If you’re like most Americans in the workplace, you probably at one point got suckered into opening up some sort of retirement account such as a 401(k) or an IRA. There are a multitude of reasons (mostly political) as to why these plans have become so mainstream, despite not being the best place to store your hard earned cash. In fact, the traditional retirement accounts are actually a pretty terrible place to invest your savings given the amount of restrictions they come with. One of these restrictions, is the penalty you will pay to the IRS for taking a withdrawal from your retirement account before you reach the designated age of retirement.
For example, if you were to take a distribution from your 401(k) early in life, prior to being “retired,” in addition to the regular income tax you will pay, you will also get hit with a 10% penalty from the IRS when you go and file your taxes.
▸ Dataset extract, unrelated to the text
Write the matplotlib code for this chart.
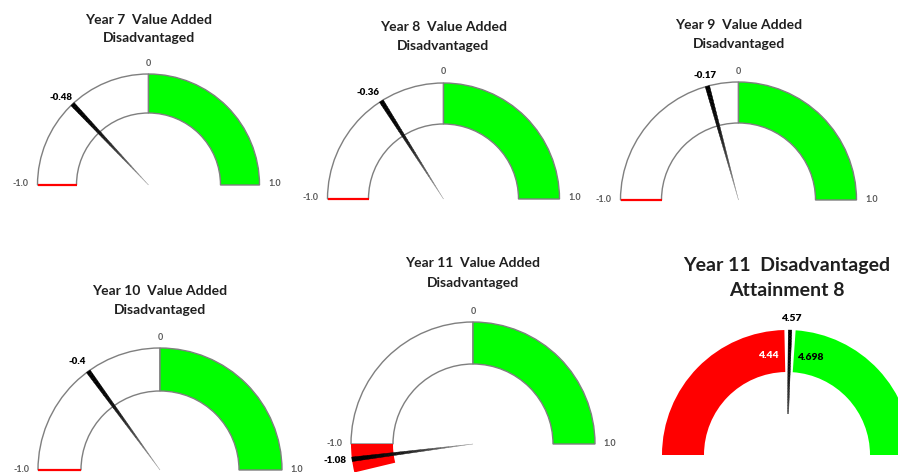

This makes it generally undesirable to withdraw your cash early.
The reality is that the best time to invest your money is when you’re young and if most of your savings is tied up in a 401(k), it will be difficult for you to make other investments, such as buying real estate, as you will lose a good chunk of your gains to this penalty.
There is, however, a small provision in the US Tax Code that allows you to take a distribution from your retirement account and avoid paying the 10% penalty. It is called a 72(t) distribution.
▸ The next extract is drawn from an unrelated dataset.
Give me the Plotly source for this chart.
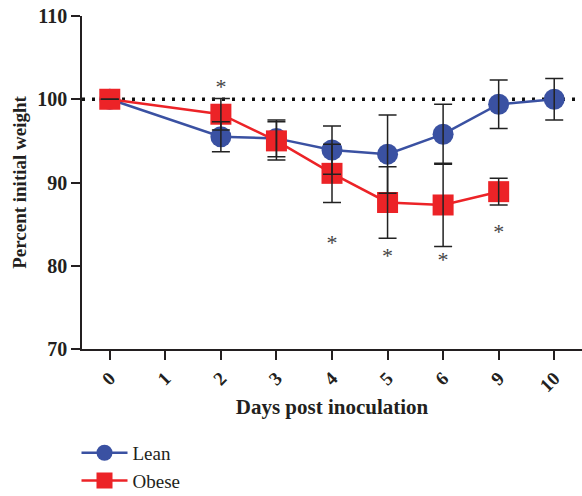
import plotly.graph_objects as go

days = ["0", "1", "2", "3", "4", "5", "6", "9", "10"]

lean_days = ["0", "2", "3", "4", "5", "6", "9", "10"]
lean_mean = [100.0, 95.5, 95.3, 93.9, 93.4, 95.8, 99.4, 100.0]
lean_err = [0.0, 1.8, 2.2, 2.9, 4.7, 3.6, 2.9, 2.5]

obese_days = ["0", "2", "3", "4", "5", "6", "9"]
obese_mean = [100.0, 98.2, 95.0, 91.1, 87.6, 87.3, 88.9]
obese_err = [0.0, 1.9, 2.3, 3.5, 4.3, 5.0, 1.6]

star_days = ["2", "4", "5", "6", "9"]
star_y = [101.3, 82.6, 81.0, 80.5, 83.9]

BLUE = "#3a51a2"
RED = "#ec2327"
FONT = "Liberation Serif"
INK = "#231f20"

fig = go.Figure()

fig.add_trace(go.Scatter(
    x=lean_days, y=lean_mean, mode="lines+markers", name="Lean",
    line=dict(color=BLUE, width=2.5),
    marker=dict(symbol="circle", size=21, color=BLUE),
))
fig.add_trace(go.Scatter(
    x=obese_days, y=obese_mean, mode="lines+markers", name="Obese",
    line=dict(color=RED, width=2.5),
    marker=dict(symbol="square", size=21, color=RED),
))
# error bars drawn on top of markers
for xs, ys, es in [(lean_days, lean_mean, lean_err), (obese_days, obese_mean, obese_err)]:
    fig.add_trace(go.Scatter(
        x=xs, y=ys, mode="markers", showlegend=False, hoverinfo="skip",
        marker=dict(size=1, color="rgba(0,0,0,0)"),
        error_y=dict(type="data", array=es, visible=True, color="#222222",
                     thickness=1.5, width=9),
    ))
fig.add_trace(go.Scatter(
    x=star_days, y=star_y, mode="text", text=["*"] * len(star_days),
    textfont=dict(family=FONT, size=22, color="#444444"),
    showlegend=False, hoverinfo="skip",
))

fig.add_shape(type="line", xref="paper", x0=0, x1=1, yref="y", y0=100, y1=100,
              line=dict(color="#111111", width=3.5, dash="3px,7px"), layer="below")

fig.update_layout(
    width=582, height=496,
    margin=dict(l=82, r=0, t=16, b=147, autoexpand=False),
    plot_bgcolor="white", paper_bgcolor="white",
    font=dict(family=FONT, color=INK),
    showlegend=True,
    legend=dict(x=-0.011, y=-0.255, xanchor="left", yanchor="top",
                font=dict(family=FONT, size=19, color=INK),
                bgcolor="rgba(0,0,0,0)", tracegroupgap=0, itemwidth=46),
)
fig.update_xaxes(
    type="category", categoryorder="array", categoryarray=days,
    tickvals=days, ticktext=["<b>%s</b>" % d for d in days], range=[-0.5, 8.5],
    showline=True, linecolor=INK, linewidth=1.5,
    ticks="outside", ticklen=9, tickwidth=1.5, tickcolor=INK,
    tickangle=-45, tickfont=dict(family=FONT, size=19, color=INK),
    showgrid=False, zeroline=False, automargin=False, ticklabeloverflow="allow",
    title=dict(text="<b>Days post inoculation</b>", font=dict(family=FONT, size=21), standoff=4),
)
fig.update_yaxes(
    range=[70, 110], tickvals=[70, 80, 90, 100, 110],
    ticktext=["<b>70</b>", "<b>80</b>", "<b>90</b>", "<b>100</b>", "<b>110</b>"],
    showline=True, linecolor=INK, linewidth=1.5,
    ticks="outside", ticklen=9, tickwidth=1.5, tickcolor=INK,
    tickfont=dict(family=FONT, size=20, color=INK),
    showgrid=False, zeroline=False, automargin=False, ticklabeloverflow="allow",
    title=dict(text="<b>Percent initial weight</b>", font=dict(family=FONT, size=19), standoff=6),
)

fig.write_html("out.html", config={"displayModeBar": False},
               post_script="document.body.style.margin='0px';")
Here is a definition from Investopedia:
Rule 72(t) allows penalty-free withdrawals from IRA accounts and other tax-advantaged retirement accounts like 401(k) and 403(b) plans. It is issued by the Internal Revenue Service. To take advantage of this rule, the owner of the retirement account must take at least five substantially equal periodic payments (SEPPs), and the amount of the payments depend on the owner’s life expectancy as calculated through IRS-approved methods. This rule allows account holders to benefit from their retirement savings before retirement age through early withdrawal without the otherwise-required 10% penalty. The IRS still subjects the withdrawals to account holder’s normal income tax rate.
You can also read more about it on the IRS website here, should you require additional information.
Essentially, there is a way, using your life expectancy and the balances in your retirement account, for you to determine an amount to withdraw each year without having to pay any penalties. You will still pay income tax (there is no way to avoid that), but you will at least avoid paying an additional 10% to the IRS for early withdrawal.
There is a catch though, and that is that once you take your first 72(t) distribution, you are now obligated to take distributions in the EXACT amount for at least 5 consecutive years. If you deviate from this, the IRS can come after you for the 10% penalty on any payments taken prior to that. Therefore, you must be diligent and ensure that your CPA calculates the correct amount of the distribution (there are calculators that help with this) and then it is up to you to remember to take all the required, subsequent distributions.
So…if you’re looking to get into real estate investing, are finding yourself with very little cash, but do have a good chunk of savings in a retirement account, this could be a great way for you to begin diversifying and moving some of your cash away from traditional retirement accounts and into something more profitable, that you can control, and move one step closer towards financial freedom.
Please note that I am not a Certified Public Accountant and am not giving tax advice here. If you are interested in taking advantage of the 72(t) section of the tax code to withdraw from your retirement account and avoid paying penalties, please consult a CPA in order to ensure that you execute correctly.